When UX sits embedded with the team, we’re that tiny angel on the shoulder—the voice whispering, “Do the right thing… for the user!”

It’s not that engineers get lost in technical weeds. But every so often I’ll hear, “Can we get away with doing it this way?”

Translation: “That way involves a lot of work. Is this really that bad?”

And my answer, almost every time: “If you have to ask, then yeah—probably.”

But that’s where the fun problem-solving challenges come in: Can we do right by the user given all the technical constraints, policies, and ticking clocks?

When you’re all wrestling with those tradeoffs together—balancing user needs, policy, and feasibility—that’s when real ownership starts to form.

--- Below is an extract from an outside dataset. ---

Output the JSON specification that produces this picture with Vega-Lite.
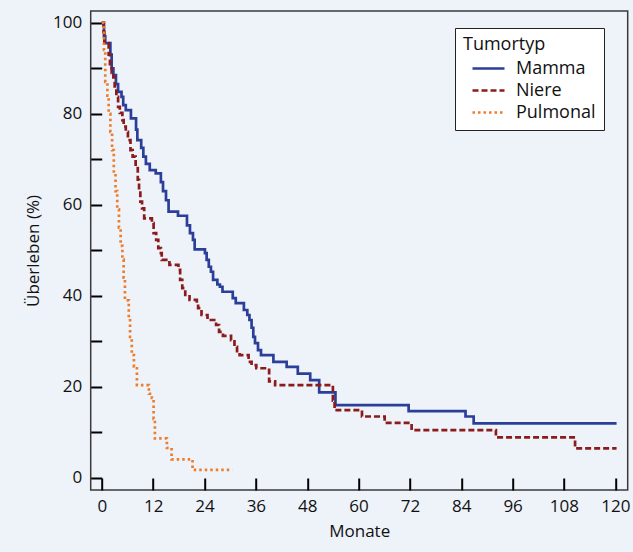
{
  "$schema": "https://vega.github.io/schema/vega-lite/v6.json",
  "width": 537,
  "height": 479,
  "autosize": {"type": "none"},
  "padding": {"left": 90.7, "top": 11, "right": 5.3, "bottom": 62},
  "background": "#eef2f9",
  "config": {
    "font": "Open Sans",
    "view": {"stroke": "#3a3a3a", "strokeWidth": 1.5, "fill": "#eef2f9"},
    "axis": {"grid": false, "domain": false, "tickColor": "#000", "tickWidth": 2, "labelColor": "#111", "titleColor": "#111", "labelFontSize": 17, "titleFontSize": 17, "titleFontWeight": "normal"}
  },
  "data": {
    "values": [
      {"Tumortyp": "Mamma", "Monat": 0, "Wert": 100},
      {"Tumortyp": "Mamma", "Monat": 0.5, "Wert": 97},
      {"Tumortyp": "Mamma", "Monat": 0.8, "Wert": 95.5},
      {"Tumortyp": "Mamma", "Monat": 2.0, "Wert": 93},
      {"Tumortyp": "Mamma", "Monat": 2.3, "Wert": 90},
      {"Tumortyp": "Mamma", "Monat": 2.7, "Wert": 88.5},
      {"Tumortyp": "Mamma", "Monat": 3.3, "Wert": 86.5},
      {"Tumortyp": "Mamma", "Monat": 3.8, "Wert": 84.8},
      {"Tumortyp": "Mamma", "Monat": 4.6, "Wert": 83.7},
      {"Tumortyp": "Mamma", "Monat": 5.0, "Wert": 81.9},
      {"Tumortyp": "Mamma", "Monat": 5.6, "Wert": 80.8},
      {"Tumortyp": "Mamma", "Monat": 6.8, "Wert": 79},
      {"Tumortyp": "Mamma", "Monat": 8.0, "Wert": 76.5},
      {"Tumortyp": "Mamma", "Monat": 8.3, "Wert": 74.2},
      {"Tumortyp": "Mamma", "Monat": 9.2, "Wert": 72.5},
      {"Tumortyp": "Mamma", "Monat": 9.7, "Wert": 70.6},
      {"Tumortyp": "Mamma", "Monat": 10.3, "Wert": 69},
      {"Tumortyp": "Mamma", "Monat": 11.2, "Wert": 67.6},
      {"Tumortyp": "Mamma", "Monat": 12.6, "Wert": 66.9},
      {"Tumortyp": "Mamma", "Monat": 13.8, "Wert": 65},
      {"Tumortyp": "Mamma", "Monat": 14.3, "Wert": 63},
      {"Tumortyp": "Mamma", "Monat": 15.0, "Wert": 61},
      {"Tumortyp": "Mamma", "Monat": 15.6, "Wert": 58.5},
      {"Tumortyp": "Mamma", "Monat": 17.8, "Wert": 57.6},
      {"Tumortyp": "Mamma", "Monat": 19.9, "Wert": 55.5},
      {"Tumortyp": "Mamma", "Monat": 20.6, "Wert": 53.8},
      {"Tumortyp": "Mamma", "Monat": 21.3, "Wert": 52.3},
      {"Tumortyp": "Mamma", "Monat": 21.7, "Wert": 50.2},
      {"Tumortyp": "Mamma", "Monat": 24.1, "Wert": 49.4},
      {"Tumortyp": "Mamma", "Monat": 24.5, "Wert": 47.9},
      {"Tumortyp": "Mamma", "Monat": 25.0, "Wert": 46.4},
      {"Tumortyp": "Mamma", "Monat": 25.5, "Wert": 45.3},
      {"Tumortyp": "Mamma", "Monat": 26.0, "Wert": 43.5},
      {"Tumortyp": "Mamma", "Monat": 27.0, "Wert": 42.5},
      {"Tumortyp": "Mamma", "Monat": 27.6, "Wert": 42},
      {"Tumortyp": "Mamma", "Monat": 28.2, "Wert": 40.9},
      {"Tumortyp": "Mamma", "Monat": 30.6, "Wert": 39.5},
      {"Tumortyp": "Mamma", "Monat": 31.3, "Wert": 38.4},
      {"Tumortyp": "Mamma", "Monat": 33.2, "Wert": 36.9},
      {"Tumortyp": "Mamma", "Monat": 34.0, "Wert": 35.8},
      {"Tumortyp": "Mamma", "Monat": 34.5, "Wert": 34.7},
      {"Tumortyp": "Mamma", "Monat": 35.0, "Wert": 33},
      {"Tumortyp": "Mamma", "Monat": 35.4, "Wert": 31},
      {"Tumortyp": "Mamma", "Monat": 35.8, "Wert": 29.6},
      {"Tumortyp": "Mamma", "Monat": 36.5, "Wert": 28.1},
      {"Tumortyp": "Mamma", "Monat": 37.2, "Wert": 27},
      {"Tumortyp": "Mamma", "Monat": 40.1, "Wert": 25.5},
      {"Tumortyp": "Mamma", "Monat": 43.2, "Wert": 24.4},
      {"Tumortyp": "Mamma", "Monat": 45.8, "Wert": 22.9},
      {"Tumortyp": "Mamma", "Monat": 48.7, "Wert": 21.5},
      {"Tumortyp": "Mamma", "Monat": 50.8, "Wert": 18.8},
      {"Tumortyp": "Mamma", "Monat": 54.6, "Wert": 16},
      {"Tumortyp": "Mamma", "Monat": 71.7, "Wert": 14.7},
      {"Tumortyp": "Mamma", "Monat": 85.0, "Wert": 13.5},
      {"Tumortyp": "Mamma", "Monat": 86.9, "Wert": 12.0},
      {"Tumortyp": "Mamma", "Monat": 120.3, "Wert": 12.0},
      {"Tumortyp": "Niere", "Monat": 0, "Wert": 100},
      {"Tumortyp": "Niere", "Monat": 0.4, "Wert": 98},
      {"Tumortyp": "Niere", "Monat": 0.6, "Wert": 95.5},
      {"Tumortyp": "Niere", "Monat": 1.6, "Wert": 93},
      {"Tumortyp": "Niere", "Monat": 1.9, "Wert": 90},
      {"Tumortyp": "Niere", "Monat": 2.3, "Wert": 89},
      {"Tumortyp": "Niere", "Monat": 2.7, "Wert": 88},
      {"Tumortyp": "Niere", "Monat": 3.0, "Wert": 86},
      {"Tumortyp": "Niere", "Monat": 3.4, "Wert": 83.7},
      {"Tumortyp": "Niere", "Monat": 3.8, "Wert": 81.5},
      {"Tumortyp": "Niere", "Monat": 4.2, "Wert": 80.2},
      {"Tumortyp": "Niere", "Monat": 4.8, "Wert": 78.6},
      {"Tumortyp": "Niere", "Monat": 5.1, "Wert": 77.2},
      {"Tumortyp": "Niere", "Monat": 5.6, "Wert": 76},
      {"Tumortyp": "Niere", "Monat": 6.1, "Wert": 74.2},
      {"Tumortyp": "Niere", "Monat": 6.7, "Wert": 72},
      {"Tumortyp": "Niere", "Monat": 7.2, "Wert": 70.6},
      {"Tumortyp": "Niere", "Monat": 7.9, "Wert": 68.4},
      {"Tumortyp": "Niere", "Monat": 8.4, "Wert": 65.5},
      {"Tumortyp": "Niere", "Monat": 8.7, "Wert": 63.3},
      {"Tumortyp": "Niere", "Monat": 9.0, "Wert": 60.7},
      {"Tumortyp": "Niere", "Monat": 9.4, "Wert": 59.2},
      {"Tumortyp": "Niere", "Monat": 9.9, "Wert": 57},
      {"Tumortyp": "Niere", "Monat": 11.7, "Wert": 56},
      {"Tumortyp": "Niere", "Monat": 12.1, "Wert": 53.8},
      {"Tumortyp": "Niere", "Monat": 12.7, "Wert": 52.3},
      {"Tumortyp": "Niere", "Monat": 13.2, "Wert": 50.5},
      {"Tumortyp": "Niere", "Monat": 13.8, "Wert": 49.4},
      {"Tumortyp": "Niere", "Monat": 14.0, "Wert": 47.9},
      {"Tumortyp": "Niere", "Monat": 15.8, "Wert": 46.8},
      {"Tumortyp": "Niere", "Monat": 17.9, "Wert": 45.7},
      {"Tumortyp": "Niere", "Monat": 18.3, "Wert": 43.5},
      {"Tumortyp": "Niere", "Monat": 18.8, "Wert": 41.7},
      {"Tumortyp": "Niere", "Monat": 19.5, "Wert": 40.2},
      {"Tumortyp": "Niere", "Monat": 20.5, "Wert": 39.1},
      {"Tumortyp": "Niere", "Monat": 22.2, "Wert": 38.4},
      {"Tumortyp": "Niere", "Monat": 22.5, "Wert": 37.3},
      {"Tumortyp": "Niere", "Monat": 23.3, "Wert": 35.8},
      {"Tumortyp": "Niere", "Monat": 24.7, "Wert": 34.7},
      {"Tumortyp": "Niere", "Monat": 26.7, "Wert": 33.6},
      {"Tumortyp": "Niere", "Monat": 27.4, "Wert": 32.1},
      {"Tumortyp": "Niere", "Monat": 28.3, "Wert": 31.2},
      {"Tumortyp": "Niere", "Monat": 30.2, "Wert": 30.3},
      {"Tumortyp": "Niere", "Monat": 31.0, "Wert": 28.8},
      {"Tumortyp": "Niere", "Monat": 31.6, "Wert": 27.5},
      {"Tumortyp": "Niere", "Monat": 32.2, "Wert": 27},
      {"Tumortyp": "Niere", "Monat": 34.3, "Wert": 25.5},
      {"Tumortyp": "Niere", "Monat": 35.0, "Wert": 24.8},
      {"Tumortyp": "Niere", "Monat": 36.1, "Wert": 24.1},
      {"Tumortyp": "Niere", "Monat": 39.1, "Wert": 21.2},
      {"Tumortyp": "Niere", "Monat": 40.5, "Wert": 20.4},
      {"Tumortyp": "Niere", "Monat": 54.0, "Wert": 17},
      {"Tumortyp": "Niere", "Monat": 54.4, "Wert": 14.9},
      {"Tumortyp": "Niere", "Monat": 60.8, "Wert": 13.5},
      {"Tumortyp": "Niere", "Monat": 66.1, "Wert": 12.1},
      {"Tumortyp": "Niere", "Monat": 72.4, "Wert": 10.5},
      {"Tumortyp": "Niere", "Monat": 92.1, "Wert": 8.9},
      {"Tumortyp": "Niere", "Monat": 110.6, "Wert": 6.5},
      {"Tumortyp": "Niere", "Monat": 120.3, "Wert": 6.5},
      {"Tumortyp": "Pulmonal", "Monat": 0, "Wert": 100},
      {"Tumortyp": "Pulmonal", "Monat": 0.5, "Wert": 94},
      {"Tumortyp": "Pulmonal", "Monat": 0.8, "Wert": 87},
      {"Tumortyp": "Pulmonal", "Monat": 1.3, "Wert": 84},
      {"Tumortyp": "Pulmonal", "Monat": 1.6, "Wert": 80},
      {"Tumortyp": "Pulmonal", "Monat": 2.0, "Wert": 76},
      {"Tumortyp": "Pulmonal", "Monat": 2.4, "Wert": 72},
      {"Tumortyp": "Pulmonal", "Monat": 2.8, "Wert": 67},
      {"Tumortyp": "Pulmonal", "Monat": 3.2, "Wert": 63},
      {"Tumortyp": "Pulmonal", "Monat": 3.6, "Wert": 59},
      {"Tumortyp": "Pulmonal", "Monat": 4.0, "Wert": 55},
      {"Tumortyp": "Pulmonal", "Monat": 4.4, "Wert": 51},
      {"Tumortyp": "Pulmonal", "Monat": 4.8, "Wert": 48},
      {"Tumortyp": "Pulmonal", "Monat": 5.1, "Wert": 44},
      {"Tumortyp": "Pulmonal", "Monat": 5.4, "Wert": 39},
      {"Tumortyp": "Pulmonal", "Monat": 6.3, "Wert": 35},
      {"Tumortyp": "Pulmonal", "Monat": 6.6, "Wert": 31},
      {"Tumortyp": "Pulmonal", "Monat": 7.0, "Wert": 27},
      {"Tumortyp": "Pulmonal", "Monat": 7.5, "Wert": 24.5},
      {"Tumortyp": "Pulmonal", "Monat": 8.2, "Wert": 20.4},
      {"Tumortyp": "Pulmonal", "Monat": 11.0, "Wert": 18.5},
      {"Tumortyp": "Pulmonal", "Monat": 11.7, "Wert": 17.6},
      {"Tumortyp": "Pulmonal", "Monat": 12.1, "Wert": 13},
      {"Tumortyp": "Pulmonal", "Monat": 12.4, "Wert": 8.7},
      {"Tumortyp": "Pulmonal", "Monat": 15.2, "Wert": 6.6},
      {"Tumortyp": "Pulmonal", "Monat": 16.3, "Wert": 4.1},
      {"Tumortyp": "Pulmonal", "Monat": 21.2, "Wert": 1.8},
      {"Tumortyp": "Pulmonal", "Monat": 30.5, "Wert": 1.8}
    ]
  },
  "mark": {"type": "line", "interpolate": "step-after", "strokeWidth": 2.7, "clip": true},
  "encoding": {
    "x": {
      "field": "Monat", "type": "quantitative",
      "scale": {"domain": [-2.6, 122.9], "nice": false, "zero": false},
      "axis": {"title": "Monate", "values": [0, 12, 24, 36, 48, 60, 72, 84, 96, 108, 120], "tickSize": -12, "labelPadding": 20, "titlePadding": 9}
    },
    "y": {
      "field": "Wert", "type": "quantitative",
      "scale": {"domain": [-2.64, 102.57], "nice": false, "zero": false},
      "axis": {"title": "Überleben (%)", "values": [0, 10, 20, 30, 40, 50, 60, 70, 80, 90, 100], "labelExpr": "datum.value % 20 == 0 ? datum.label : ''", "tickSize": -11, "labelPadding": 20, "titlePadding": 10}
    },
    "color": {
      "field": "Tumortyp", "type": "nominal",
      "scale": {"domain": ["Mamma", "Niere", "Pulmonal"], "range": ["#2c3f98", "#8c1c1c", "#ee7d2b"]},
      "legend": {
        "orient": "none", "legendX": 364.3, "legendY": 17,
        "title": "Tumortyp", "titleFontSize": 18, "titleFontWeight": "normal", "titleColor": "#111", "titlePadding": 3,
        "labelFontSize": 18, "labelColor": "#111", "labelOffset": 30,
        "symbolType": "M-0.2,0H3", "symbolSize": 400, "symbolStrokeWidth": 2.7,
        "fillColor": "white", "strokeColor": "#222", "padding": 8, "rowPadding": 1
      }
    },
    "strokeDash": {
      "field": "Tumortyp", "type": "nominal",
      "scale": {"domain": ["Mamma", "Niere", "Pulmonal"], "range": [[1, 0], [6, 3], [2.5, 3]]},
      "legend": null
    }
  }
}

6. Increased investment in success

This is where the real payoff happens: investment.

I’ve always advocated for embedding UX within development teams—because honestly, why wouldn’t you? When designers and engineers build side by side, they naturally care more about the outcome.

But when that same crew works directly with their users, that investment goes through the roof. Everyone’s hearing the same pain points, seeing the same friction, and solving it together.

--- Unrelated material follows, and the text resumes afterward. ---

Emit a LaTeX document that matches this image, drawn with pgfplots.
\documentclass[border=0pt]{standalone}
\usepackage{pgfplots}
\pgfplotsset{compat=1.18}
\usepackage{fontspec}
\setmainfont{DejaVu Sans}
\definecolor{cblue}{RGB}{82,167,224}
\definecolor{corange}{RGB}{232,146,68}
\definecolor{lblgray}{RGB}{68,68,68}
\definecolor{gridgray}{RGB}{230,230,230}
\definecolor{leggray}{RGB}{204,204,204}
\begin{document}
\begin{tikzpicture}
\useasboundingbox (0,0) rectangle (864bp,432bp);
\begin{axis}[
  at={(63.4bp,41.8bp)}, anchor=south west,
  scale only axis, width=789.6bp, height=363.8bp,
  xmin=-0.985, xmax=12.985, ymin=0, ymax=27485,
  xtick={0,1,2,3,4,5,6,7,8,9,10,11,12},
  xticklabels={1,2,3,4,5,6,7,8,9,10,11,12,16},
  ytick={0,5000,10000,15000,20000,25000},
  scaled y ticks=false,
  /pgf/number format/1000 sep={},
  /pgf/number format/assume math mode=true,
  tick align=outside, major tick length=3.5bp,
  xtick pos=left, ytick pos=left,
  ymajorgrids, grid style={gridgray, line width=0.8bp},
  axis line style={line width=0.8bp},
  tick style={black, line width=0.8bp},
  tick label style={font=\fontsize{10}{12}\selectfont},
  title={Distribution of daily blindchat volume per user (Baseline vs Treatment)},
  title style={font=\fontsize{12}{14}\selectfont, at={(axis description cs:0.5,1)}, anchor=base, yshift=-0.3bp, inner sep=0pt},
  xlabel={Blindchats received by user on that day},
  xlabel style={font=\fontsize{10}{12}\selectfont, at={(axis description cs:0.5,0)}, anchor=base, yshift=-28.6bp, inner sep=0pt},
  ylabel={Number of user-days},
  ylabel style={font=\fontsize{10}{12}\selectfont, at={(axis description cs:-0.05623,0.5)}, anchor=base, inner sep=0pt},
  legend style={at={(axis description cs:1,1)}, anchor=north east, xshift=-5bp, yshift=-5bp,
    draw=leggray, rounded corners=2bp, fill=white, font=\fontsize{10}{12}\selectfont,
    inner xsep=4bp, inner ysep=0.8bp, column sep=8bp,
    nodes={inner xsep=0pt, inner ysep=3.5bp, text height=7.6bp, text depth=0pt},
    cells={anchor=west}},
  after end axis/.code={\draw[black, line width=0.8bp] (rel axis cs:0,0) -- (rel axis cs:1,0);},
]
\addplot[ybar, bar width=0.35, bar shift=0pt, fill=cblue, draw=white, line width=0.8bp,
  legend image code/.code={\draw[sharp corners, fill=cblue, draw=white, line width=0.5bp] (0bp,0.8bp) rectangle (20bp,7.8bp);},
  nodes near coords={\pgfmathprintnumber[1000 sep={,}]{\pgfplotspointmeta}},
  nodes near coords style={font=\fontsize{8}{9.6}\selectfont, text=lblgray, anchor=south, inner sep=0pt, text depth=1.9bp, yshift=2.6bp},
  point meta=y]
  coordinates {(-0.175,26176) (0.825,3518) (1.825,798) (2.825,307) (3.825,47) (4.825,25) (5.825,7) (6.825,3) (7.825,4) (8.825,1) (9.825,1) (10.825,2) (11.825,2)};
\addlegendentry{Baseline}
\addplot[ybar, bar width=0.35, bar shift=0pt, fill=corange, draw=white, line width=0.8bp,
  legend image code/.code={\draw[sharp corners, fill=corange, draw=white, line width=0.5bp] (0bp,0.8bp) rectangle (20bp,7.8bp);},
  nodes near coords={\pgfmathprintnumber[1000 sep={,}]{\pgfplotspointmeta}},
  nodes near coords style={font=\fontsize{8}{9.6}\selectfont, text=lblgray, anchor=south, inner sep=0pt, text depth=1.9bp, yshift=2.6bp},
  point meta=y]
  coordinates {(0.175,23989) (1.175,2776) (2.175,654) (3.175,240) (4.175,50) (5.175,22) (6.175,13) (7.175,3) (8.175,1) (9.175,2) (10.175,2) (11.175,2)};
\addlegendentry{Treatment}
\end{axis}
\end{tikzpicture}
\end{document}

And when developers help shape the solution—not just code it—they’re that much more excited to see it succeed.


7. Stronger trust with end users

That shared investment doesn’t just stay within the team—it spills outward. When users see that same collaboration and care, trust starts to build.

Embedded teams working alongside analysts, case workers, or clinicians show that the builders actually get it. They understand the work, the pressure, the why behind the what. And when users feel understood, they lean in instead of resist.

Plus, proximity does something softer but just as powerful—it builds relationships. You stop being “the dev team” or “the UX people” and start being… friends. 🥹
And we all like to do nice things for our friends.


8. Improved resilience under pressure

That kind of trust pays off when things get tough. When the mission shifts or the timeline tightens, everyone’s already on the same side.

Embedded teams respond faster and panic less (okay—sometimes we panic). But compared to the old feedback → design → develop → review loop, they’re simply more fluid. Adaptability isn’t a process for them—it’s a habit.


9. Cross-disciplinary empathy

When you work shoulder to shoulder every day, you start to see what’s hard for everyone else. Designers learn what’s tough to build. Engineers learn what’s tough to use.

That shared empathy leads to pragmatic solutions—the kind that balance technical reality with human need. It's not the perfect-on-paper kind, but the kind that actually works.


10. A culture of continuous improvement

We’re the CI/CD of UX and development, baby—that’s how everything gets built!

Small improvements stack up. Feedback flows naturally. The line between “designing” and “building” blurs until it’s just one team, constantly tuning for better.

And with all those tiny, incremental changes, you don’t always notice how far the product has come—only that users are a little happier every time you check in.


Wrapping up

At the end of the day, embedded teams are how great mission work actually happens. When UX, engineering, and domain experts huddle together, the work stops being about deliverables and starts being about outcomes.

You get better tools, smarter decisions, and a team that genuinely cares about the people they’re building for. Everyone learns more. Everyone invests more. Everyone wins.

Maybe “contractor” started as a dirty word. But when you’re embedded, invested, and aligned with the mission, it starts to sound a lot more like partner.

Turns out the C-word isn’t so bad when it stands for caring. 🥹


*Also “consultants,” if your company feels fancy—but most of the time, it’s the same thing.